Instruction -> Which lines run from the first one up to and including the one with "transform=fig.transFigure, fill=False, **kw)"? Print exactly those.

Dataset excerpt ->
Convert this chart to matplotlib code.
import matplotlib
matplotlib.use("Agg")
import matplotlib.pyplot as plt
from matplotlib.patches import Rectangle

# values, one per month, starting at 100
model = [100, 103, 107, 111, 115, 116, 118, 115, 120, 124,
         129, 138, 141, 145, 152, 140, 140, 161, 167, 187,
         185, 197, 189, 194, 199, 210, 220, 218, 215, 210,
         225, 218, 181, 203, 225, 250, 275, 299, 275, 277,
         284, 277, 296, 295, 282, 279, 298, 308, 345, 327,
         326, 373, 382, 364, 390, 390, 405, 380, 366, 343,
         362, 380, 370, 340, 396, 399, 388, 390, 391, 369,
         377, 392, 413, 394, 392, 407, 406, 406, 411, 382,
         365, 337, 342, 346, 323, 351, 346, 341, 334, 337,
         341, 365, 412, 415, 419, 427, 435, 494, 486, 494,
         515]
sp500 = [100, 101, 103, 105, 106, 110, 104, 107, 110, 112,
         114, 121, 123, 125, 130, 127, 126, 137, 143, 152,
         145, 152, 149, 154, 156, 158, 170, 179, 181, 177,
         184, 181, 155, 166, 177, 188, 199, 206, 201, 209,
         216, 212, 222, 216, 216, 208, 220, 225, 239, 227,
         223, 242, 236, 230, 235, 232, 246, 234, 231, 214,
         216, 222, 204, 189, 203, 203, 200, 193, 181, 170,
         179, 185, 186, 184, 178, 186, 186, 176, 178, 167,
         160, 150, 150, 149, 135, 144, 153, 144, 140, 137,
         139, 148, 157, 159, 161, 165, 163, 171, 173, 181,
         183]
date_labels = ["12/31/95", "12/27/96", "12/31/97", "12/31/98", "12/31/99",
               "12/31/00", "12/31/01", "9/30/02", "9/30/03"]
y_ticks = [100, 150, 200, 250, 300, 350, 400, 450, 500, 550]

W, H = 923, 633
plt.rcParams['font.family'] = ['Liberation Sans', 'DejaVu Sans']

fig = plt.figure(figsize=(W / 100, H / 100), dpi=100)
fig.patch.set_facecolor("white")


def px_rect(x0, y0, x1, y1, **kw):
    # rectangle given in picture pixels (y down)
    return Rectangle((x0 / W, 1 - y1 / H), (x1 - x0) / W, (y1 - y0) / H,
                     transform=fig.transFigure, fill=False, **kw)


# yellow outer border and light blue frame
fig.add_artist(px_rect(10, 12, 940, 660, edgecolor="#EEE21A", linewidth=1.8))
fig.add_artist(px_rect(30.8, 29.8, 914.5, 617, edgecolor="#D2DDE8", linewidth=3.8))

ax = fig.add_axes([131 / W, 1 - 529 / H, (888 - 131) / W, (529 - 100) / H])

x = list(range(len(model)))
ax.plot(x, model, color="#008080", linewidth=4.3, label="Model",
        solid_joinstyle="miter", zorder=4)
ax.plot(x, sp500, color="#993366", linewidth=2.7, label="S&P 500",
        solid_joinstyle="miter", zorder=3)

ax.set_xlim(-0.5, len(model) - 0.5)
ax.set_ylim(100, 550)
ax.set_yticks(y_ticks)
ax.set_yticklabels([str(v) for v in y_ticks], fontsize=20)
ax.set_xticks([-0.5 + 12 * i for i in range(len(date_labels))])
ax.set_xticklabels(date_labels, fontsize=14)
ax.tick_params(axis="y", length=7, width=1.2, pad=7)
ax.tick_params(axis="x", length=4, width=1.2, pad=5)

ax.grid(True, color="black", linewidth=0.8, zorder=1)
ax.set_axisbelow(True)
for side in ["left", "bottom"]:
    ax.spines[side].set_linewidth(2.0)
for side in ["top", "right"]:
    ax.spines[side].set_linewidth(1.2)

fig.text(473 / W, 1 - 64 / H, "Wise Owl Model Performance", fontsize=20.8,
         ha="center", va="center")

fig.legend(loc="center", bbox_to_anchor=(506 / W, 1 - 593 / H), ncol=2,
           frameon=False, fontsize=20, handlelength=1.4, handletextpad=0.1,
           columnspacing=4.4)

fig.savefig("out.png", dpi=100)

Solution below ->
Convert this chart to matplotlib code.
import matplotlib
matplotlib.use("Agg")
import matplotlib.pyplot as plt
from matplotlib.patches import Rectangle

# values, one per month, starting at 100
model = [100, 103, 107, 111, 115, 116, 118, 115, 120, 124,
         129, 138, 141, 145, 152, 140, 140, 161, 167, 187,
         185, 197, 189, 194, 199, 210, 220, 218, 215, 210,
         225, 218, 181, 203, 225, 250, 275, 299, 275, 277,
         284, 277, 296, 295, 282, 279, 298, 308, 345, 327,
         326, 373, 382, 364, 390, 390, 405, 380, 366, 343,
         362, 380, 370, 340, 396, 399, 388, 390, 391, 369,
         377, 392, 413, 394, 392, 407, 406, 406, 411, 382,
         365, 337, 342, 346, 323, 351, 346, 341, 334, 337,
         341, 365, 412, 415, 419, 427, 435, 494, 486, 494,
         515]
sp500 = [100, 101, 103, 105, 106, 110, 104, 107, 110, 112,
         114, 121, 123, 125, 130, 127, 126, 137, 143, 152,
         145, 152, 149, 154, 156, 158, 170, 179, 181, 177,
         184, 181, 155, 166, 177, 188, 199, 206, 201, 209,
         216, 212, 222, 216, 216, 208, 220, 225, 239, 227,
         223, 242, 236, 230, 235, 232, 246, 234, 231, 214,
         216, 222, 204, 189, 203, 203, 200, 193, 181, 170,
         179, 185, 186, 184, 178, 186, 186, 176, 178, 167,
         160, 150, 150, 149, 135, 144, 153, 144, 140, 137,
         139, 148, 157, 159, 161, 165, 163, 171, 173, 181,
         183]
date_labels = ["12/31/95", "12/27/96", "12/31/97", "12/31/98", "12/31/99",
               "12/31/00", "12/31/01", "9/30/02", "9/30/03"]
y_ticks = [100, 150, 200, 250, 300, 350, 400, 450, 500, 550]

W, H = 923, 633
plt.rcParams['font.family'] = ['Liberation Sans', 'DejaVu Sans']

fig = plt.figure(figsize=(W / 100, H / 100), dpi=100)
fig.patch.set_facecolor("white")


def px_rect(x0, y0, x1, y1, **kw):
    # rectangle given in picture pixels (y down)
    return Rectangle((x0 / W, 1 - y1 / H), (x1 - x0) / W, (y1 - y0) / H,
                     transform=fig.transFigure, fill=False, **kw)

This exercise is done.